■ Dataset extract
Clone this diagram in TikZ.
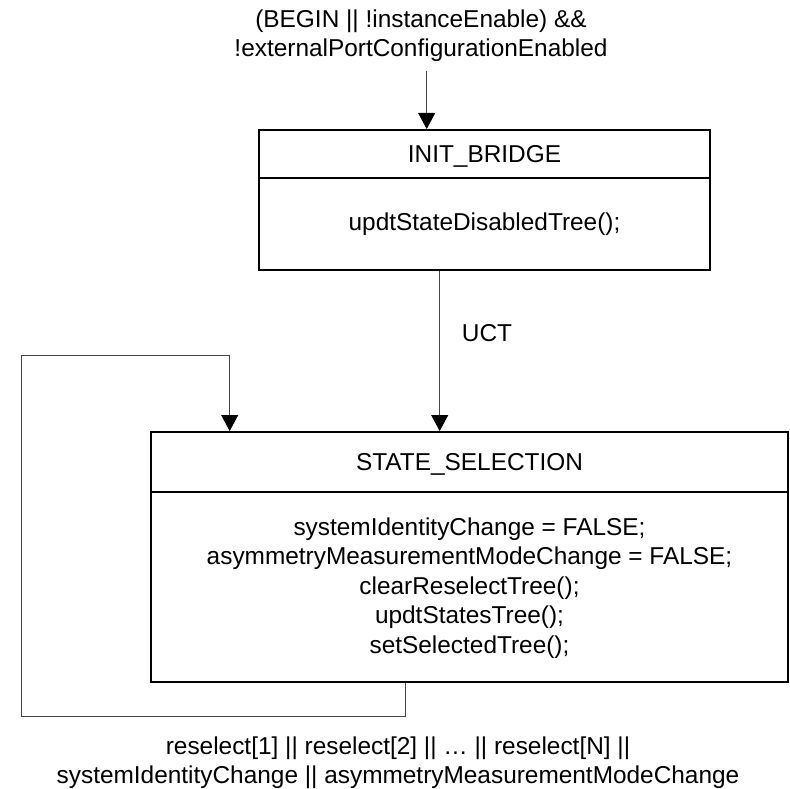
\documentclass[tikz,border=0pt]{standalone}
\usepackage{fontspec}
\setmainfont{Liberation Sans}
\usetikzlibrary{arrows.meta}
\definecolor{lineColor}{RGB}{70,70,70}
\tikzstyle{stateBox} = [draw=black, line width=2pt, rectangle, inner sep=0pt]
\tikzstyle{stateDivider} = [draw=black, line width=2pt]
\tikzstyle{stateText} = [font=\fontsize{24.4}{29.6}\selectfont, align=center, inner sep=0pt]
\tikzstyle{conditionText} = [font=\fontsize{24.4}{29}\selectfont, align=center, inner sep=0pt]
\tikzstyle{transitionLine} = [color=lineColor, line width=1pt, -{Triangle[length=16pt, width=17pt, color=black]}]
\tikzstyle{loopLine} = [color=lineColor, line width=1pt]

\begin{document}
\begin{tikzpicture}[x=1pt, y=-1pt]
      \useasboundingbox (0,0) rectangle (790,789);

      % states
      \node[stateBox, minimum width=451pt, minimum height=140pt] (initBridge) at (484.5,200) {};
      \draw[stateDivider] ([yshift=-49.3pt]initBridge.north west) -- ([yshift=-49.3pt]initBridge.north east);
      \node[stateText, anchor=base] (initBridgeTitle) at (484.5,162.7) {INIT\_BRIDGE};
      \node[stateText, anchor=base] (initBridgeBody) at (484.5,230.7) {updtStateDisabledTree();};

      \node[stateBox, minimum width=637pt, minimum height=250pt] (stateSelection) at (469.5,557) {};
      \draw[stateDivider] ([yshift=-61pt]stateSelection.north west) -- ([yshift=-61pt]stateSelection.north east);
      \node[stateText, anchor=base] (stateSelectionTitle) at (469.5,470) {STATE\_SELECTION};
      \node[stateText] (stateSelectionBody) at (469.5,588) {systemIdentityChange = FALSE;\\
        asymmetryMeasurementModeChange = FALSE;\\
        clearReselectTree();\\
        updtStatesTree();\\
        setSelectedTree();};

      % conditions
      \node[conditionText] (beginCondition) at (421,36) {(BEGIN || !instanceEnable) \&\&\\ !externalPortConfigurationEnabled};
      \node[conditionText] (reselectCondition) at (398,763) {reselect[1] || reselect[2] || \dots\ || reselect[N] ||\\ systemIdentityChange || asymmetryMeasurementModeChange};

      % transitions
      \coordinate (initEntry) at (426.7,70.7);
      \draw[transitionLine] (initEntry) -- (initEntry |- initBridge.north);

      \coordinate (uctStart) at ([xshift=181.7pt]initBridge.south west);
      \draw[transitionLine] (uctStart) -- (uctStart |- stateSelection.north);
      \node[stateText, anchor=west] (uctLabel) at (461.7,333) {UCT};

      \coordinate (loopStart) at ([xshift=255pt]stateSelection.south west);
      \coordinate (loopEnd) at ([xshift=79.7pt]stateSelection.north west);
      \coordinate (loopBottom) at (21,716.7);
      \coordinate (loopTop) at (21,355);
      \draw[loopLine] (loopStart) |- (loopBottom) -- (loopTop);
      \draw[transitionLine] (loopTop) -| (loopEnd);
    \end{tikzpicture}
\end{document}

■ Set exercise
Every line above should be returned exactly; the pictures stay out.

■ Finished exercise
Clone this diagram in TikZ.
\documentclass[tikz,border=0pt]{standalone}
\usepackage{fontspec}
\setmainfont{Liberation Sans}
\usetikzlibrary{arrows.meta}
\definecolor{lineColor}{RGB}{70,70,70}
\tikzstyle{stateBox} = [draw=black, line width=2pt, rectangle, inner sep=0pt]
\tikzstyle{stateDivider} = [draw=black, line width=2pt]
\tikzstyle{stateText} = [font=\fontsize{24.4}{29.6}\selectfont, align=center, inner sep=0pt]
\tikzstyle{conditionText} = [font=\fontsize{24.4}{29}\selectfont, align=center, inner sep=0pt]
\tikzstyle{transitionLine} = [color=lineColor, line width=1pt, -{Triangle[length=16pt, width=17pt, color=black]}]
\tikzstyle{loopLine} = [color=lineColor, line width=1pt]

\begin{document}
\begin{tikzpicture}[x=1pt, y=-1pt]
      \useasboundingbox (0,0) rectangle (790,789);

      % states
      \node[stateBox, minimum width=451pt, minimum height=140pt] (initBridge) at (484.5,200) {};
      \draw[stateDivider] ([yshift=-49.3pt]initBridge.north west) -- ([yshift=-49.3pt]initBridge.north east);
      \node[stateText, anchor=base] (initBridgeTitle) at (484.5,162.7) {INIT\_BRIDGE};
      \node[stateText, anchor=base] (initBridgeBody) at (484.5,230.7) {updtStateDisabledTree();};

      \node[stateBox, minimum width=637pt, minimum height=250pt] (stateSelection) at (469.5,557) {};
      \draw[stateDivider] ([yshift=-61pt]stateSelection.north west) -- ([yshift=-61pt]stateSelection.north east);
      \node[stateText, anchor=base] (stateSelectionTitle) at (469.5,470) {STATE\_SELECTION};
      \node[stateText] (stateSelectionBody) at (469.5,588) {systemIdentityChange = FALSE;\\
        asymmetryMeasurementModeChange = FALSE;\\
        clearReselectTree();\\
        updtStatesTree();\\
        setSelectedTree();};

      % conditions
      \node[conditionText] (beginCondition) at (421,36) {(BEGIN || !instanceEnable) \&\&\\ !externalPortConfigurationEnabled};
      \node[conditionText] (reselectCondition) at (398,763) {reselect[1] || reselect[2] || \dots\ || reselect[N] ||\\ systemIdentityChange || asymmetryMeasurementModeChange};

      % transitions
      \coordinate (initEntry) at (426.7,70.7);
      \draw[transitionLine] (initEntry) -- (initEntry |- initBridge.north);

      \coordinate (uctStart) at ([xshift=181.7pt]initBridge.south west);
      \draw[transitionLine] (uctStart) -- (uctStart |- stateSelection.north);
      \node[stateText, anchor=west] (uctLabel) at (461.7,333) {UCT};

      \coordinate (loopStart) at ([xshift=255pt]stateSelection.south west);
      \coordinate (loopEnd) at ([xshift=79.7pt]stateSelection.north west);
      \coordinate (loopBottom) at (21,716.7);
      \coordinate (loopTop) at (21,355);
      \draw[loopLine] (loopStart) |- (loopBottom) -- (loopTop);
      \draw[transitionLine] (loopTop) -| (loopEnd);
    \end{tikzpicture}
\end{document}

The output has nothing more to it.